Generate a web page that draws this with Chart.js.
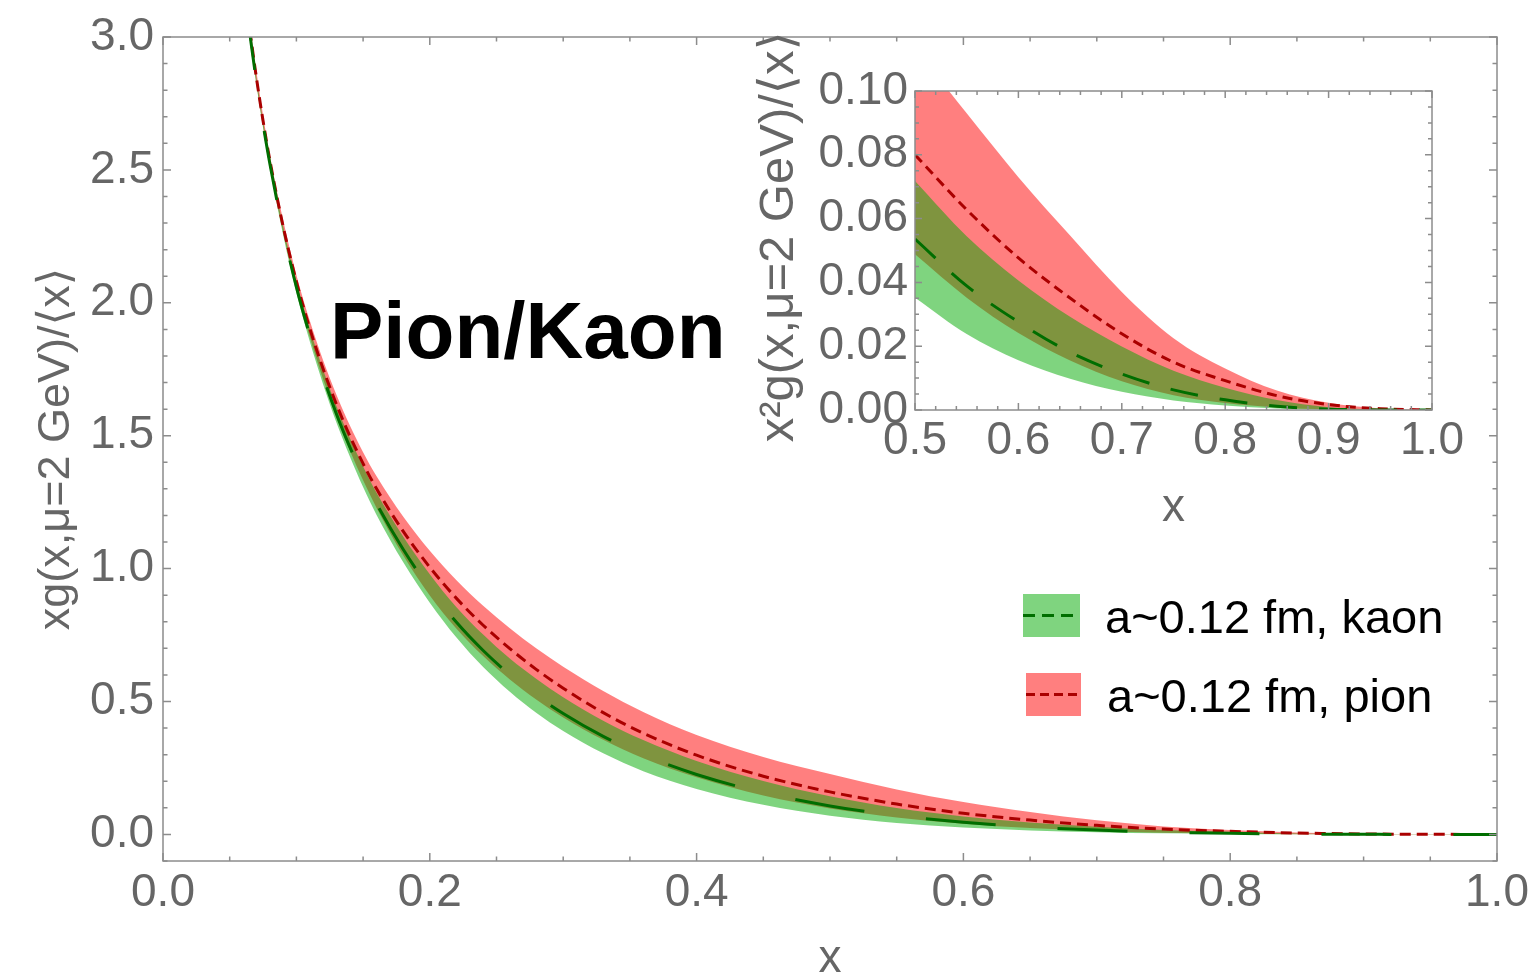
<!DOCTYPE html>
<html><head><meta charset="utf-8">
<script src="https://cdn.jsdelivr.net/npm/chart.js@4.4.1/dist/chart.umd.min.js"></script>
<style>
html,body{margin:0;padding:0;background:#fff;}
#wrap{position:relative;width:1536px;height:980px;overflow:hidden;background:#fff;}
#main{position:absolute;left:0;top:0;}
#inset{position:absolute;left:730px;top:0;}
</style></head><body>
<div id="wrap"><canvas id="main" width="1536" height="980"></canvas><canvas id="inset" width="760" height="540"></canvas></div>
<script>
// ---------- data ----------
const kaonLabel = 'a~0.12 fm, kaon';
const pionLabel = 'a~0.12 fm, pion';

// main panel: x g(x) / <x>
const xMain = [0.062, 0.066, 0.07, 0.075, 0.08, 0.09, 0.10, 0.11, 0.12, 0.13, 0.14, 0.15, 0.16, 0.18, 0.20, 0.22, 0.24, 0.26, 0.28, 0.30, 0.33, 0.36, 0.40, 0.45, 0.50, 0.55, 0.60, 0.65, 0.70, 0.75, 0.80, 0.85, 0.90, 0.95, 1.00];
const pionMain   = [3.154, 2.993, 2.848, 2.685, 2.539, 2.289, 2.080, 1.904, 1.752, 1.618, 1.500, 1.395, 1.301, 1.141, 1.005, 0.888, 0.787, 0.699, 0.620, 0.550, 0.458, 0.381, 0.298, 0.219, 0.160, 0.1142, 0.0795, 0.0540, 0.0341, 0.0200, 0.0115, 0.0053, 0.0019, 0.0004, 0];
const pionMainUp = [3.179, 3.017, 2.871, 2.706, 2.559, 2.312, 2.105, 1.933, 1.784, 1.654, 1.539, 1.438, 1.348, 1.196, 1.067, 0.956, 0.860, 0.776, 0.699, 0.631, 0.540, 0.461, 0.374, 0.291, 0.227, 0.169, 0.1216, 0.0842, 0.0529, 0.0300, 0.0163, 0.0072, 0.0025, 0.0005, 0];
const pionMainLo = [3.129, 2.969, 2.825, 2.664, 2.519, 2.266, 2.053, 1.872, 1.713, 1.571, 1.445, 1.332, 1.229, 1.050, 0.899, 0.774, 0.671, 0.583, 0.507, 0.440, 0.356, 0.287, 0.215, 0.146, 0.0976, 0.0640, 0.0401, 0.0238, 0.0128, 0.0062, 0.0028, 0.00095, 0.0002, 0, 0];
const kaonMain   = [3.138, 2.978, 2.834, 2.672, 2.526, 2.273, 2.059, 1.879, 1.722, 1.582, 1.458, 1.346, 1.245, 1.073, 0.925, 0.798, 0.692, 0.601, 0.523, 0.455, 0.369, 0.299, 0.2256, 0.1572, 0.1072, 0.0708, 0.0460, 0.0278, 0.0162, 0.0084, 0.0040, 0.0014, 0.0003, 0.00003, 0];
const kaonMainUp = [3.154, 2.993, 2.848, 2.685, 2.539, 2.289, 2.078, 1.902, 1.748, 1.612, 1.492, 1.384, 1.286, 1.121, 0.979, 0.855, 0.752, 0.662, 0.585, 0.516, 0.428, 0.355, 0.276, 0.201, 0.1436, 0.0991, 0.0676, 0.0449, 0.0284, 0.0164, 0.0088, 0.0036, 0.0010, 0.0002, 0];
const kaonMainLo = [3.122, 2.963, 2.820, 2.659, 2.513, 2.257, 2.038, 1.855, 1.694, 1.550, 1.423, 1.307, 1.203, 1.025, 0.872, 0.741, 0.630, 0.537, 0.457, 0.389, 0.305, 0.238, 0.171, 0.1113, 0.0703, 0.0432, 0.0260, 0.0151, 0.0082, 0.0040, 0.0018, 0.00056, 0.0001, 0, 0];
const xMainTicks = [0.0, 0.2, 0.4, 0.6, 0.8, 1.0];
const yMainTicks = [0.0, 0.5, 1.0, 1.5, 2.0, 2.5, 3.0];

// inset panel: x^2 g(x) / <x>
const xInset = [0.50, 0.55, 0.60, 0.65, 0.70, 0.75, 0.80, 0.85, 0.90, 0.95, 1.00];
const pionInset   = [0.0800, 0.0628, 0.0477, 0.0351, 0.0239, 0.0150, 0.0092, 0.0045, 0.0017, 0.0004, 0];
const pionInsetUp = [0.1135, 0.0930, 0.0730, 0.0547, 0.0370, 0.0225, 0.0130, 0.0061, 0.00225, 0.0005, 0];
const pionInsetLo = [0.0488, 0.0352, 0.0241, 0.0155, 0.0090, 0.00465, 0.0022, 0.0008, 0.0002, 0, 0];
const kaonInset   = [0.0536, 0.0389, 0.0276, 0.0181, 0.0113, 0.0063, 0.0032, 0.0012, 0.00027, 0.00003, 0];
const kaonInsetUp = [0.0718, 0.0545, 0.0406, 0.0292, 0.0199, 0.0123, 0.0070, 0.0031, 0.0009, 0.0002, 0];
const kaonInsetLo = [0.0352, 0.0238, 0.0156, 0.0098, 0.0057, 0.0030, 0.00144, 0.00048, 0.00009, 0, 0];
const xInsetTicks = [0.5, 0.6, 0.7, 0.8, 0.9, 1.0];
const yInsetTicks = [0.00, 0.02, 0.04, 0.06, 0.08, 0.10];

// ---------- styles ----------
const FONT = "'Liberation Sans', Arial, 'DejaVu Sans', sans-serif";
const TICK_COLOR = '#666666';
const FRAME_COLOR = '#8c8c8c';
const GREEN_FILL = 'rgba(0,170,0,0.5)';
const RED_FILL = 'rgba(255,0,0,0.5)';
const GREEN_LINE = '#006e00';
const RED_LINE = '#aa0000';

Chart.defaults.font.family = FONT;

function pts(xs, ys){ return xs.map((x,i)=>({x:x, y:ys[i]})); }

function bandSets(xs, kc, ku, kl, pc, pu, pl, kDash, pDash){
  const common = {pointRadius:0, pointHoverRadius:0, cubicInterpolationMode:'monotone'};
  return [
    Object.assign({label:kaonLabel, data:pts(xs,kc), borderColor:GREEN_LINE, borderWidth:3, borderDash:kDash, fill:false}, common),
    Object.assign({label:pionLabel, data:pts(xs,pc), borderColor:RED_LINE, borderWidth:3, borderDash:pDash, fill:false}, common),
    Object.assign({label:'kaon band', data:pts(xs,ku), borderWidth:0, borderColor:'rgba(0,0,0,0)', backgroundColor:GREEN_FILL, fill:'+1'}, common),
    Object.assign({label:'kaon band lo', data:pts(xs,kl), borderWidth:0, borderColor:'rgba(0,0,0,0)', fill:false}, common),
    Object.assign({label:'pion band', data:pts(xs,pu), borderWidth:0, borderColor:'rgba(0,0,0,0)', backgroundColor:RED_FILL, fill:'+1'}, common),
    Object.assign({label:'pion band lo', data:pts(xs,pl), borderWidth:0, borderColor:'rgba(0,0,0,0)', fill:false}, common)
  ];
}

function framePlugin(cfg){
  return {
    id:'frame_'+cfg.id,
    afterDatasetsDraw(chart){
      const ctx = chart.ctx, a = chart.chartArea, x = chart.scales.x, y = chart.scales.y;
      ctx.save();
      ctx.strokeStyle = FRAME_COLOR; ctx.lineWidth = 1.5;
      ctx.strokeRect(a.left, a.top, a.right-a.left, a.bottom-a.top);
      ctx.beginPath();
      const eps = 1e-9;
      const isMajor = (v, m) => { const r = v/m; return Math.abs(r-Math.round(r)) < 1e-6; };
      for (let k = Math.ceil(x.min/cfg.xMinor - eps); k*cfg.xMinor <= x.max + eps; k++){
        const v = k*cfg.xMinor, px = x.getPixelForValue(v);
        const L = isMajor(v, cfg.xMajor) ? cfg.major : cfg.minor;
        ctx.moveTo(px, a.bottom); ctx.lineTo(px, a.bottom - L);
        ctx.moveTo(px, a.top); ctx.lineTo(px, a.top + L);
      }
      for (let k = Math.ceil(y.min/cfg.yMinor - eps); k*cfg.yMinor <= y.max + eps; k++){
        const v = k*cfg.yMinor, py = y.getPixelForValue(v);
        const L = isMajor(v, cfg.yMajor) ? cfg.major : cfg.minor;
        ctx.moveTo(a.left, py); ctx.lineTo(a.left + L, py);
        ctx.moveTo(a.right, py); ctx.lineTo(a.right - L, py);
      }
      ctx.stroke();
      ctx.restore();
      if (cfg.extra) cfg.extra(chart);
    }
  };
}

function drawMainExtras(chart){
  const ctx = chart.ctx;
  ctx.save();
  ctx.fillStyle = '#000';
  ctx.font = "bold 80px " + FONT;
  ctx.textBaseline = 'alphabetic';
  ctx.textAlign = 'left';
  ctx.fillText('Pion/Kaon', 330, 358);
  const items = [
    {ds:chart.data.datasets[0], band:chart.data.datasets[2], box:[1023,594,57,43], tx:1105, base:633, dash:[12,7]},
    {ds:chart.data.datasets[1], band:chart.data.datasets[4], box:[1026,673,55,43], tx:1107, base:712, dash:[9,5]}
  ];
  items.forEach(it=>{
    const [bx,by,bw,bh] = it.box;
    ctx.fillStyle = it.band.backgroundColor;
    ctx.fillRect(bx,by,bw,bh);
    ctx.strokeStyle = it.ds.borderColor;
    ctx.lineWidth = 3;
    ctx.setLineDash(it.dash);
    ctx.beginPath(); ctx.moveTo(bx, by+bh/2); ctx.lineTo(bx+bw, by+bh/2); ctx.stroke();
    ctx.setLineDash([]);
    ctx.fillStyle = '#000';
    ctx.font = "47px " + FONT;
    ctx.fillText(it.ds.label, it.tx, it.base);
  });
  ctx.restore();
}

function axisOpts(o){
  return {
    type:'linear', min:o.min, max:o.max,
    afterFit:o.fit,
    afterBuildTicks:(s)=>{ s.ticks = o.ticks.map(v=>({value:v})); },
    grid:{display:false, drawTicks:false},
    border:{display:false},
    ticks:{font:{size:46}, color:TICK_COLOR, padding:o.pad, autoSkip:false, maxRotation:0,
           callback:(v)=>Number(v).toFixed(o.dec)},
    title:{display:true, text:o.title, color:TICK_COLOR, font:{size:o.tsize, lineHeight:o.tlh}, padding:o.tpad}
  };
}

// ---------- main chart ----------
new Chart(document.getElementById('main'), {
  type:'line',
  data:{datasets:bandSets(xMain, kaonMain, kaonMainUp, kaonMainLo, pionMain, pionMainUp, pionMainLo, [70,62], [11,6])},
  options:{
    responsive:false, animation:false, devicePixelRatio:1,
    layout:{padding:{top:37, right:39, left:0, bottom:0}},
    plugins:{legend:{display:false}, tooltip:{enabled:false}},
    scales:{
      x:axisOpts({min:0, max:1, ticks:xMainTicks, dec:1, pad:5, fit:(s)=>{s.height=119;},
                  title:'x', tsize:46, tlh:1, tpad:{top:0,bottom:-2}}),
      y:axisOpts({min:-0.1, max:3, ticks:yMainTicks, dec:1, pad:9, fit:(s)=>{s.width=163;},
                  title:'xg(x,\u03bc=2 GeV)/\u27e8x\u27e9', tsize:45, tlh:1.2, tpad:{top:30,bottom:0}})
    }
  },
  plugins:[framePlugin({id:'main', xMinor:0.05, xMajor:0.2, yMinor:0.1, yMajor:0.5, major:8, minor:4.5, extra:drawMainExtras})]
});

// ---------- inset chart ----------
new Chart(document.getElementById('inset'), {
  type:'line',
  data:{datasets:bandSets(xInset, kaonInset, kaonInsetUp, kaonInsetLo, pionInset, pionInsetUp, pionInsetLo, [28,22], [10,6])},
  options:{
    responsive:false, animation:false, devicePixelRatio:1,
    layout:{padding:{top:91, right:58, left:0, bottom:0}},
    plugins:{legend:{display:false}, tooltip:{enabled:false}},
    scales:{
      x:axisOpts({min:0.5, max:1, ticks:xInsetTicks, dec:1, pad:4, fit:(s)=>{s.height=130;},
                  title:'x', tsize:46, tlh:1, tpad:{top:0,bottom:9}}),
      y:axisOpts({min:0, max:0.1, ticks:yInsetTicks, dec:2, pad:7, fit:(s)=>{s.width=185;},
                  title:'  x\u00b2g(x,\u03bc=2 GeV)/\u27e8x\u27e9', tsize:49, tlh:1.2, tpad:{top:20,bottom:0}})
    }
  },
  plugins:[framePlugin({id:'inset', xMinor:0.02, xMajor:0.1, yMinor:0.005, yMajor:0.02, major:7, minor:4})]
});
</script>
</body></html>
┄┄┄┄┄┄┄┄┄┄┄┄┄┄┄┄┄┄┄┄
- _PROBLEM STATEMENT_: Take the material above from its first line through the line holding "const pionLabel = 'a~0.12 fm, pion';" and set it down exactly, without the pictures.

- _SOLUTION TO THE EXERCISE_:
Generate a web page that draws this with Chart.js.
<!DOCTYPE html>
<html><head><meta charset="utf-8">
<script src="https://cdn.jsdelivr.net/npm/chart.js@4.4.1/dist/chart.umd.min.js"></script>
<style>
html,body{margin:0;padding:0;background:#fff;}
#wrap{position:relative;width:1536px;height:980px;overflow:hidden;background:#fff;}
#main{position:absolute;left:0;top:0;}
#inset{position:absolute;left:730px;top:0;}
</style></head><body>
<div id="wrap"><canvas id="main" width="1536" height="980"></canvas><canvas id="inset" width="760" height="540"></canvas></div>
<script>
// ---------- data ----------
const kaonLabel = 'a~0.12 fm, kaon';
const pionLabel = 'a~0.12 fm, pion';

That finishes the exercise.